Every now and then, a prominent religious figure says something that is so jaw-droppingly stupid, so ignorant, and so inexplicable in a literate person that all you can do is stand back and admire the incredible awesomeness of it. Such a statement appears in this week’s Washington Post “On Faith” column in response to this question:
According to a new Pew survey, 21% of American atheists believe in God or a universal spirit, 12% believe in heaven and 10% pray at least once a week. What do you make of this?
The response comes from–wait for it–John Shelby Spong, the retired atheist who used to traipse around in fancy duds for the Episcopal Diocese of Newark:
The problem with this question is in the definition of an atheist. Literally, that word means “not to believe in a theistic deity.”
Theism is attached to the concept of an external, supernatural deity, who intervenes in human history to accomplish some divine purpose or to answer prayers. In the light of the work of Galileo, who made the theistic God above the sky homeless, and Isaac Newton, who rendered the theistic God to be unemployed, theism has come on bad days. [Emphasis added.]

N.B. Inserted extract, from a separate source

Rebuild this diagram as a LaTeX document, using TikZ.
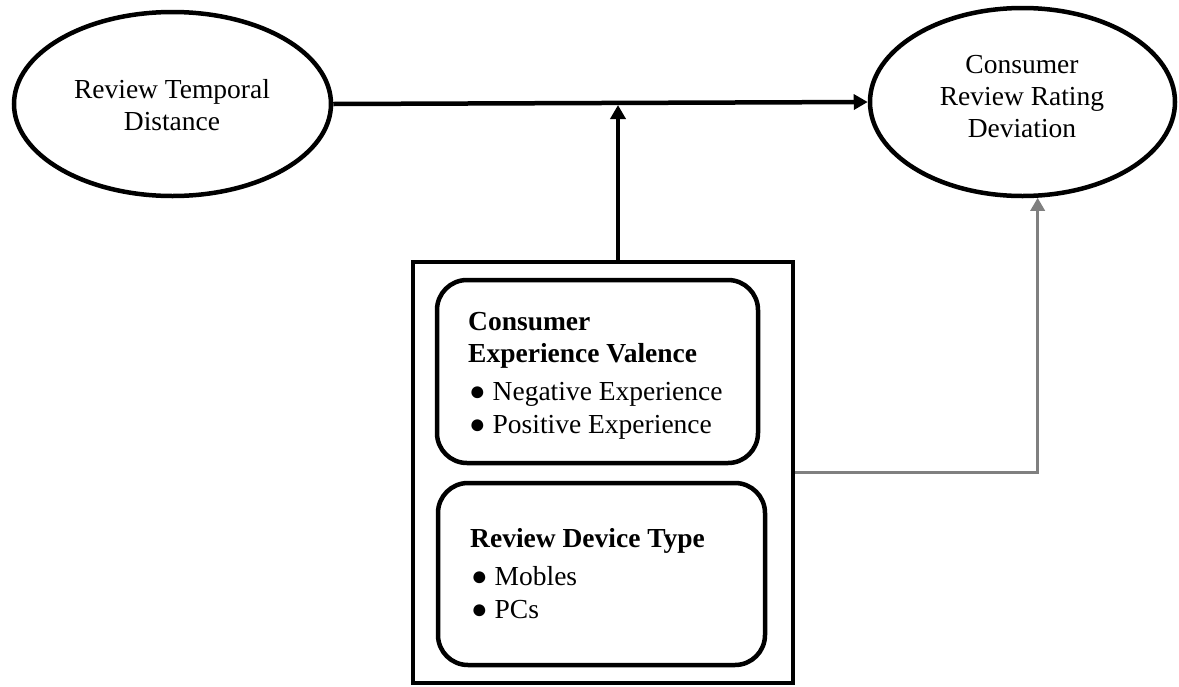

Theism, however, is not God; it is a human definition of God that is dated and inadequate. Professional theologians hardly ever talk about a theistic God, yet none of them are atheists in the sense of asserting that there is no God. [Emphasis added.]
Glory in the world-class, Olympic-level imbecility that comes from combining those two emphasized sentences. According to Spong, “professional theologians hardly ever talk about” an “external, supernatural deity, who intervenes in human history to accomplish some divine purpose or to answer prayers”
I loved my wife’s response to this: “what do they talk about? Their bowling scores?” Me, I consider this to be a spectacular example of what I call the maggot’s eye view of the world. That’s what you get when all you can see is rotting garbage. Or, to put it another way, when the only “theologian” you ever read is yourself.